Bluetoothイヤホンとしての完成度の高さもさることながら、モバイルバッテリーとして使用することのできるチャージングケースは大きな魅力です。
価格も1万円を切っており、正直なところ欠点らしい欠点が見当たらないイチオシの機種です。
なお、AVIOTのイヤホンは01a,01bなど似たような名称の機種が存在するため、購入の際は注意してください。
2019年12月21日に、AVIOT TE-D01dの進化版「AVIOT TE-D01d mk2」が発売される予定です。
再生時間11時間(ケース併用で120時間)、耳から落ちにくい新設計等。
【追記】2020.6.1
完全ワイヤレスイヤホン AVIOT TE-D01gが、2020年6月1日~7月31日の期間限定で、通常価格9,768円(税込)を7,980円(税込)のキャンペーン価格で販売
AVIOT TE-BD21f
カラーは、ブラック、シルバー、バイオレットの3色です。
最安値は、15,501円です。
(おすすめポイント)
- バランスドアーマチュア×2+ダイナミックドライバー×1を積んだハイブリッド型イヤホンで、非常に高い解像度とクリアでフラットバランスの音質
- 7時間の連続再生(ケースとの併用で最大25時間)
再びAVIOTのイヤホンですが、この機種はより音質に拘った機種と言えます。
バランスドアーマチュアによる繊細でしっかりと芯の通った中高音、ダインミックドライバーによるドッシリと腰の据わった低音を再現しながらも、そのチューニングはいわゆるドンシャリタイプではなく、オーディオライクなフラットバランスに仕上げてあるので、より音質に拘る方におすすめです。

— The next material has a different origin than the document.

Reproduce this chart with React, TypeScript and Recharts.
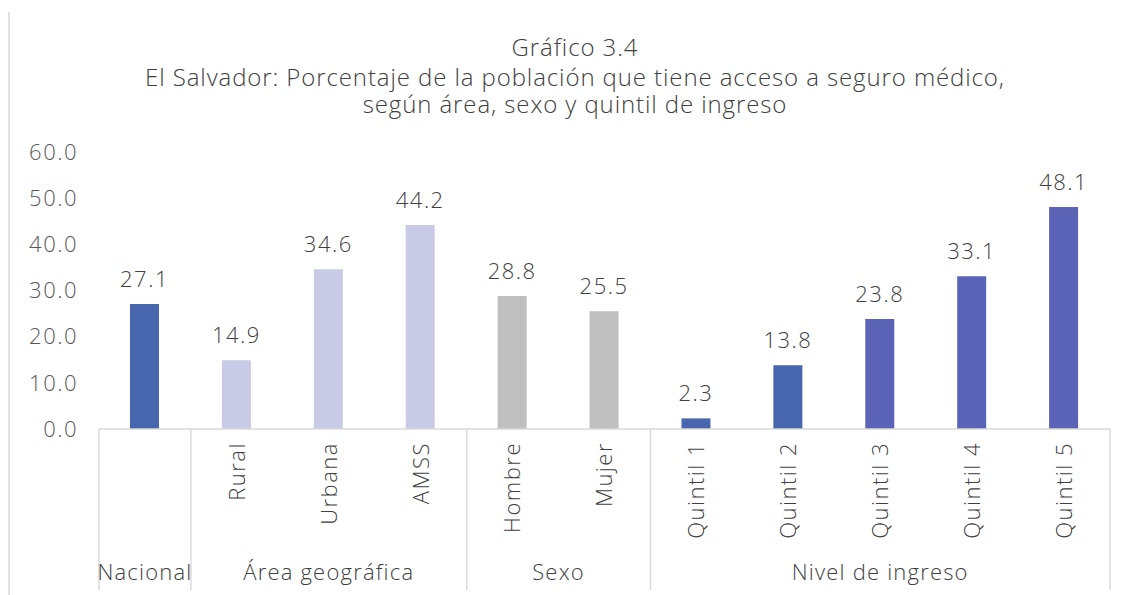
import React from 'react';
import { BarChart, Bar, XAxis, YAxis, Cell, LabelList } from 'recharts';

const categories = ['Nacional', 'Rural', 'Urbana', 'AMSS', 'Hombre', 'Mujer', 'Quintil 1', 'Quintil 2', 'Quintil 3', 'Quintil 4', 'Quintil 5'];
const values = [27.1, 14.9, 34.6, 44.2, 28.8, 25.5, 2.3, 13.8, 23.8, 33.1, 48.1];
const groupLabels = ['Nacional', 'Área geográfica', 'Sexo', 'Nivel de ingreso'];
const groupSizes = [1, 3, 2, 5];
const yTicks = [0, 10, 20, 30, 40, 50, 60];
const titleLines = [
  'Gráfico 3.4',
  'El Salvador: Porcentaje de la población que tiene acceso a seguro médico,',
  'según área, sexo y quintil de ingreso',
];

const DARK = '#4866ad';
const LIGHT = '#c9cbe6';
const GRAY = '#bfbfbf';
const PURPLE = '#5b63b6';
const barColors = [DARK, LIGHT, LIGHT, LIGHT, GRAY, GRAY, DARK, DARK, PURPLE, PURPLE, PURPLE];

const data = categories.map((name, i) => ({ name, value: values[i] }));

const groupStarts: number[] = [];
{
  let acc = 0;
  groupSizes.forEach((s) => {
    groupStarts.push(acc);
    acc += s;
  });
}

const FONT = '"Open Sans", Lato, sans-serif';
const LINE = '#d9d9d9';
const SEP_BOTTOM = 590;
const TXT = '#404040';

function XTick(props: any) {
  const { x, y, payload, index } = props;
  const idx = payload?.index ?? index;
  const half = payload?.offset ?? 46;
  const gi = groupStarts.indexOf(idx);
  const isLast = idx === categories.length - 1;
  const showRot = gi === -1 || groupSizes[gi] !== 1;
  return (
    <g>
      {showRot && (
        <text
          x={x}
          y={y + 13}
          transform={`rotate(-90, ${x}, ${y + 13})`}
          textAnchor="end"
          dy="0.36em"
          fontSize={22}
          fontWeight={300}
          letterSpacing={1.5}
          fontFamily={FONT}
          fill={TXT}
        >
          {payload.value}
        </text>
      )}
      {gi >= 0 && (
        <>
          <line x1={x - half} x2={x - half} y1={y} y2={SEP_BOTTOM} stroke={LINE} strokeWidth={1.5} />
          <text
            x={x - half + groupSizes[gi] * half}
            y={580}
            textAnchor="middle"
            fontSize={22}
            fontWeight={300}
            letterSpacing={1.2}
            fontFamily={FONT}
            fill={TXT}
          >
            {groupLabels[gi]}
          </text>
        </>
      )}
      {isLast && <line x1={x + half} x2={x + half} y1={y} y2={SEP_BOTTOM} stroke={LINE} strokeWidth={1.5} />}
    </g>
  );
}

export default function App() {
  return (
    <div style={{ position: 'absolute', left: 0, top: 0, width: 1126, height: 595, background: '#fff' }}>
      <svg width={1126} height={595} style={{ position: 'absolute', left: 0, top: 0 }}>
        <line x1={9} x2={9} y1={12} y2={595} stroke={LINE} strokeWidth={1.5} />
        {titleLines.map((t, i) => (
          <text
            key={i}
            x={575}
            y={[56, 86, 113][i]}
            textAnchor="middle"
            fontSize={24}
            fontWeight={300}
            letterSpacing={0.9}
            fontFamily={FONT}
            fill={TXT}
          >
            {t}
          </text>
        ))}
      </svg>
      <div style={{ position: 'absolute', left: 0, top: 0 }}>
        <BarChart
          width={1126}
          height={595}
          data={data}
          margin={{ top: 152, right: 16, bottom: 0, left: 19 }}
        >
          <YAxis
            width={80}
            domain={[0, 60]}
            ticks={yTicks}
            interval={0}
            axisLine={false}
            tickLine={false}
            tickMargin={15}
            tickFormatter={(v: number) => v.toFixed(1)}
            tick={{ fontSize: 22, fontWeight: 300, fontFamily: FONT, fill: '#595959', letterSpacing: 1.5 }}
          />
          <XAxis
            dataKey="name"
            interval={0}
            tickLine={false}
            tickSize={0}
            tickMargin={0}
            axisLine={{ stroke: LINE, strokeWidth: 1.5 }}
            tick={<XTick />}
            height={166}
          />
          <Bar dataKey="value" barSize={29} isAnimationActive={false}>
            {data.map((d, i) => (
              <Cell key={d.name} fill={barColors[i]} />
            ))}
            <LabelList
              dataKey="value"
              position="top"
              offset={17}
              formatter={(v: number) => v.toFixed(1)}
              style={{ fontSize: 22, fontWeight: 300, fontFamily: FONT, fill: TXT, letterSpacing: 1.5 }}
            />
          </Bar>
        </BarChart>
      </div>
    </div>
  );
}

欠点という程ではありませんが、本体が筒状になっているため、装着した時に耳から飛び出た感じになります。
Noble Audio FALCON NOB-FALCON
カラーはブラックのみです。最安値は、18,480円。
(おすすめポイント)
- 10時間の連続再生(ケースとの併用で最大40時間)
- クリアで解像度の高い美音
- 人間工学に基づいた絶妙な装着感
Noble Audioは、20万円を超えるようなカスタムIEM(インイヤーモニター)を手掛けているメーカーで、このFALCONにはそのノウハウが凝縮されています。
音質は力強さで勝負するタイプではなく、クリスタルのような美音。
見た目はカスタムイヤホンのごとく耳型を取ったような形状で、自然に耳の奥に入り込む作りになっています。
こういったノズルの長めのタイプのイヤホンを使ったことがない方は少し慣れが必要かもしれませんが、この形状が耳の痛みや負担を軽減する役割を果たしています。
まとめ
近年のリスニングスタイルはより快適な方向に向かっており、イヤホンはワイヤレス、音源はストリーミングで聴くというのがトレンドです。
Amazon Music HD、SONYのmora qualitasといったハイレゾ音質を歌ったストリーミングサービスも出現したことから、今後のワイヤレスイヤホン市場はより高音質化を目指していくように思います。
ワイヤレスイヤホンの新製品が出るサイクルは非常に速いので、欲しいと思った時が買い時です。
まだ一度も使ったことがないのであれば、コスパの良い機種を選んでワイヤレスならではの快適さを体験してみてください。